▸ Dataset section
Start
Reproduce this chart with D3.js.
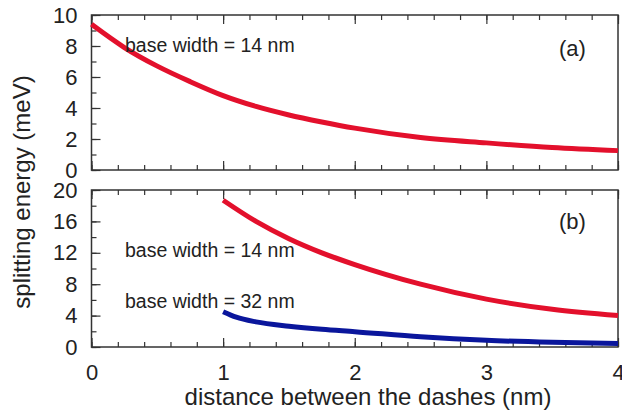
<!DOCTYPE html>
<html>
<head>
<meta charset="utf-8">
<script src="https://cdn.jsdelivr.net/npm/d3@7"></script>
<style>
  body { margin: 0; background: #fff; }
  text { font-family: "Liberation Sans", Arial, sans-serif; fill: #222; }
</style>
</head>
<body>
<div id="chart"></div>
<script>
// panel (a): base width 14 nm
var xA = [0, 0.25, 0.5, 0.75, 1, 1.25, 1.5, 1.75, 2, 2.5, 3, 3.5, 4];
var yA = [9.4, 7.9, 6.7, 5.7, 4.8, 4.1, 3.55, 3.1, 2.7, 2.1, 1.75, 1.45, 1.25];
// panel (b): base width 14 nm
var xB14 = [1, 1.25, 1.5, 1.75, 2, 2.5, 3, 3.5, 4];
var yB14 = [18.7, 16.0, 13.8, 12.0, 10.5, 8.0, 6.1, 4.8, 4.0];
// panel (b): base width 32 nm
var xB32 = [1, 1.1, 1.25, 1.5, 1.75, 2, 2.5, 3, 3.5, 4];
var yB32 = [4.5, 3.8, 3.2, 2.65, 2.25, 1.95, 1.3, 0.85, 0.6, 0.45];

var xTicks = [0, 1, 2, 3, 4];
var yTicksA = [0, 2, 4, 6, 8, 10];
var yTicksB = [0, 4, 8, 12, 16, 20];

var width = 622, height = 414;
var red = '#e3102c', blue = '#0a169c', frame = '#333';

var svg = d3.select('#chart').append('svg')
    .attr('width', width)
    .attr('height', height);

var x = d3.scaleLinear().domain([0, 4]).range([91.5, 618]);
var yTop = d3.scaleLinear().domain([0, 10]).range([170, 15]);
var yBot = d3.scaleLinear().domain([0, 20]).range([347, 190]);

function minors(lo, hi, step) {
    var out = [];
    for (var v = lo; v <= hi + 1e-9; v += step) out.push(+v.toFixed(3));
    return out;
}

function drawPanel(y, yTicks, yMinorStep, label, labelY, showX) {
    var g = svg.append('g');
    var r = y.range();

    // minor ticks
    var xMinor = minors(0, 4, 0.2);
    g.append('g')
        .attr('transform', 'translate(0,' + r[0] + ')')
        .call(d3.axisBottom(x).tickValues(xMinor).tickSize(-5).tickFormat(''));
    g.append('g')
        .attr('transform', 'translate(0,' + r[1] + ')')
        .call(d3.axisTop(x).tickValues(xMinor).tickSize(-5).tickFormat(''));
    g.append('g')
        .attr('transform', 'translate(' + x(0) + ',0)')
        .call(d3.axisLeft(y).tickValues(minors(0, y.domain()[1], yMinorStep)).tickSize(-5).tickFormat(''));

    // major ticks
    g.append('g')
        .attr('transform', 'translate(0,' + r[0] + ')')
        .call(d3.axisBottom(x).tickValues(xTicks).tickSize(-9).tickPadding(17)
            .tickFormat(showX ? d3.format('d') : ''));
    g.append('g')
        .attr('transform', 'translate(0,' + r[1] + ')')
        .call(d3.axisTop(x).tickValues(xTicks).tickSize(-9).tickFormat(''));
    g.append('g')
        .attr('transform', 'translate(' + x(0) + ',0)')
        .call(d3.axisLeft(y).tickValues(yTicks).tickSize(-9).tickPadding(14));

    g.selectAll('.domain').remove();
    g.selectAll('.tick line').attr('stroke', frame).attr('stroke-width', 1.2);
    g.selectAll('.tick text')
        .style('font-family', '"Liberation Sans", Arial, sans-serif')
        .attr('font-size', 22)
        .attr('fill', '#222');

    g.append('rect')
        .attr('x', x(0)).attr('y', r[1])
        .attr('width', x(4) - x(0)).attr('height', r[0] - r[1])
        .attr('fill', 'none').attr('stroke', frame).attr('stroke-width', 1.5);

    g.append('text')
        .attr('x', 559).attr('y', labelY)
        .attr('font-size', 22)
        .text(label);
    return g;
}

var line = function(y) {
    return d3.line()
        .x(function(d) { return x(d[0]); })
        .y(function(d) { return y(d[1]); })
        .curve(d3.curveMonotoneX);
};

function series(xs, ys) {
    return xs.map(function(v, i) { return [v, ys[i]]; });
}

var gA = drawPanel(yTop, yTicksA, 1, '(a)', 56, false);
var gB = drawPanel(yBot, yTicksB, 2, '(b)', 229, true);

gA.append('path')
    .datum(series(xA, yA))
    .attr('fill', 'none').attr('stroke', red).attr('stroke-width', 5)
    .attr('d', line(yTop));

gB.append('path')
    .datum(series(xB14, yB14))
    .attr('fill', 'none').attr('stroke', red).attr('stroke-width', 5)
    .attr('d', line(yBot));

gB.append('path')
    .datum(series(xB32, yB32))
    .attr('fill', 'none').attr('stroke', blue).attr('stroke-width', 5)
    .attr('d', line(yBot));

// annotations
svg.append('text').attr('x', 125).attr('y', 52).attr('font-size', 19.5).attr('fill', '#333').text('base width = 14 nm');
svg.append('text').attr('x', 125).attr('y', 257).attr('font-size', 19.5).attr('fill', '#333').text('base width = 14 nm');
svg.append('text').attr('x', 125).attr('y', 308).attr('font-size', 19.5).attr('fill', '#333').text('base width = 32 nm');

// axis titles
svg.append('text')
    .attr('x', 368).attr('y', 405)
    .attr('text-anchor', 'middle')
    .attr('font-size', 24)
    .text('distance between the dashes (nm)');

svg.append('text')
    .attr('transform', 'translate(30,192) rotate(-90)')
    .attr('text-anchor', 'middle')
    .attr('font-size', 24)
    .text('splitting energy (meV)');
</script>
</body>
</html>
End
▸ Task goal
Take the material above from its first line through the line holding "var yBot = d3.scaleLinear().domain([0, 20]).range([347, 190]);" and set it down exactly, without the pictures.

▸ Response
Reproduce this chart with D3.js.
<!DOCTYPE html>
<html>
<head>
<meta charset="utf-8">
<script src="https://cdn.jsdelivr.net/npm/d3@7"></script>
<style>
  body { margin: 0; background: #fff; }
  text { font-family: "Liberation Sans", Arial, sans-serif; fill: #222; }
</style>
</head>
<body>
<div id="chart"></div>
<script>
// panel (a): base width 14 nm
var xA = [0, 0.25, 0.5, 0.75, 1, 1.25, 1.5, 1.75, 2, 2.5, 3, 3.5, 4];
var yA = [9.4, 7.9, 6.7, 5.7, 4.8, 4.1, 3.55, 3.1, 2.7, 2.1, 1.75, 1.45, 1.25];
// panel (b): base width 14 nm
var xB14 = [1, 1.25, 1.5, 1.75, 2, 2.5, 3, 3.5, 4];
var yB14 = [18.7, 16.0, 13.8, 12.0, 10.5, 8.0, 6.1, 4.8, 4.0];
// panel (b): base width 32 nm
var xB32 = [1, 1.1, 1.25, 1.5, 1.75, 2, 2.5, 3, 3.5, 4];
var yB32 = [4.5, 3.8, 3.2, 2.65, 2.25, 1.95, 1.3, 0.85, 0.6, 0.45];

var xTicks = [0, 1, 2, 3, 4];
var yTicksA = [0, 2, 4, 6, 8, 10];
var yTicksB = [0, 4, 8, 12, 16, 20];

var width = 622, height = 414;
var red = '#e3102c', blue = '#0a169c', frame = '#333';

var svg = d3.select('#chart').append('svg')
    .attr('width', width)
    .attr('height', height);

var x = d3.scaleLinear().domain([0, 4]).range([91.5, 618]);
var yTop = d3.scaleLinear().domain([0, 10]).range([170, 15]);
var yBot = d3.scaleLinear().domain([0, 20]).range([347, 190]);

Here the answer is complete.